Толстого часто упрекают в абстрактном морализме. Утверждается, что он из-за сугубо моральных соображений отрицал всякое насилие и рассматривал как насилие любое физическое принуждение, и что по этой причине он закрыл себе путь к пониманию всей сложности и глубины жизненных отношений. В таком духе критиковал Толстого русский философ ХХ в. И.А. Ильин в книге с названием "О сопротивлении злу насилием". Полностью согласиться с такой критикой нельзя. В ходе анализа насилия Толстой не ограничивается позицией безоговорочного морального осуждения. Он был историчен, например, в том, что допускал оправданность государственного насилия для определенного времени ("может быть, что для прежнего состояния людей было нужно государственное насилие, может быть, оно нужно еще и теперь"). Толстой также вполне конкретен, когда проводит различие между насилием революционеров и насилием властей. В статье "Не могу молчать" он говорит, что злодейства революционеров более понятны и объяснимы, чем ответные злодейства властей, так как первые совершаются молодыми людьми, и они не столь хладнокровно-жестоки, не прикрыты лжерелигиозными мотивами. Однако, считает Толстой, все эти исторические и социальные различия теряют какое-либо значение в перспективе христианского идеала. С появлением заповеди непротивления в корне меняется духовный статус насилия, оно лишается этического оправдания. Совершается и оправдывается оно скорее по привычке, потому, что жизнь на насилии была устроена давно.

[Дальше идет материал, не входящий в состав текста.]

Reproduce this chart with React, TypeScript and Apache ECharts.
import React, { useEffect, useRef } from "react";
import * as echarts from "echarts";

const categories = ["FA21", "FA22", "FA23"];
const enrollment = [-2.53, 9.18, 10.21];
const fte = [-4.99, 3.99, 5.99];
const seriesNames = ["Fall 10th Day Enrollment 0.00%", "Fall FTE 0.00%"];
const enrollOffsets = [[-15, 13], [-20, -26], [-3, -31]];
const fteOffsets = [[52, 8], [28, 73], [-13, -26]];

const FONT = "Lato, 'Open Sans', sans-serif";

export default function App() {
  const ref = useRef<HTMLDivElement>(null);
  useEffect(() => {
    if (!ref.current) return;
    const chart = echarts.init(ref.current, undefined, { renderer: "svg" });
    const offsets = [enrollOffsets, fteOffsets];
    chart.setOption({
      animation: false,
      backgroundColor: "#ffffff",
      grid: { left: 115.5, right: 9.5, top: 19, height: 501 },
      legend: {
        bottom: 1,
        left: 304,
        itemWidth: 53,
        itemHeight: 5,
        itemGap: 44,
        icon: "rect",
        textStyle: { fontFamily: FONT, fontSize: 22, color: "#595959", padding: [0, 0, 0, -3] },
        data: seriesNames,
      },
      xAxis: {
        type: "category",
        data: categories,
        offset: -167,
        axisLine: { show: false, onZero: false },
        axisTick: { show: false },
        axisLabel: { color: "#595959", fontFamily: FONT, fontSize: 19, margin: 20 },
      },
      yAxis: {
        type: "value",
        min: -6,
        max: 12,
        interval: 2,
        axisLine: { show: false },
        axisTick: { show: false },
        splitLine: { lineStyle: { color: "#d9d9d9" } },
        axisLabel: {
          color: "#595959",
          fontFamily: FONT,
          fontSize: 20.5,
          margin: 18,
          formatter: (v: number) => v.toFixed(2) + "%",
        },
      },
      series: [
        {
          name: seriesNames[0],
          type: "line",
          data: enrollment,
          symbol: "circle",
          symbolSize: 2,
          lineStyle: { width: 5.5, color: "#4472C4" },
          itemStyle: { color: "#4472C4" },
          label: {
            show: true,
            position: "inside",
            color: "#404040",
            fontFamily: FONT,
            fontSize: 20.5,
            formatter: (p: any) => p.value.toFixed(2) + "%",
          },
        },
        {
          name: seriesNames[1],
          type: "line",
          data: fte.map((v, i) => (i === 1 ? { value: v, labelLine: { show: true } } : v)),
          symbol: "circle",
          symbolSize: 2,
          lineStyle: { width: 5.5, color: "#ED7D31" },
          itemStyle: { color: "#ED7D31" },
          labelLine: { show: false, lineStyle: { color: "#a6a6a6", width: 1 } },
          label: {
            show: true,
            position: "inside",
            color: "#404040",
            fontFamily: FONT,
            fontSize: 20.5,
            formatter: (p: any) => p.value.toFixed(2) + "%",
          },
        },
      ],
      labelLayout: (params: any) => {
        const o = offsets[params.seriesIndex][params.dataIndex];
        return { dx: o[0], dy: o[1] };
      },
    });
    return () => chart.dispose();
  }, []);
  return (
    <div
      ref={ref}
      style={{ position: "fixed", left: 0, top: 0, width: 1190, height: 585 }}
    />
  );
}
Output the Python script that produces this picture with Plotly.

Толстой допускает, что со временем привычка к насилию исчезнет, и люди будут стыдиться участия в насилии так же, как они стыдятся трусости. Если эту позицию Толстого и можно назвать моралистикой, то это такая моралистика, которая сама является исторической задачей.
В формуле "непротивление злу насилием" неверно делать ударение на слове "непротивление". Мы поймем мысль Толстого лучше, если сделаем акцент на слове "насилием". Противиться злу можно и нужно, только не насилием, а другими – ненасильственными методами. Более того, мы только тогда по-настоящему и противимся насилию, когда отказываемся отвечать тем же. Непротивление заключено в силе любви и правды. Кроме того, Толстой называет такие формы сопротивления, как протест, спор, убеждение, призванные отделить человека, совершающего зло, от самого зла.
Толстой назвал свой метод революционным. Но революция его нацелена на коренное изменение духовных основ жизни, на превращение врагов в друзей.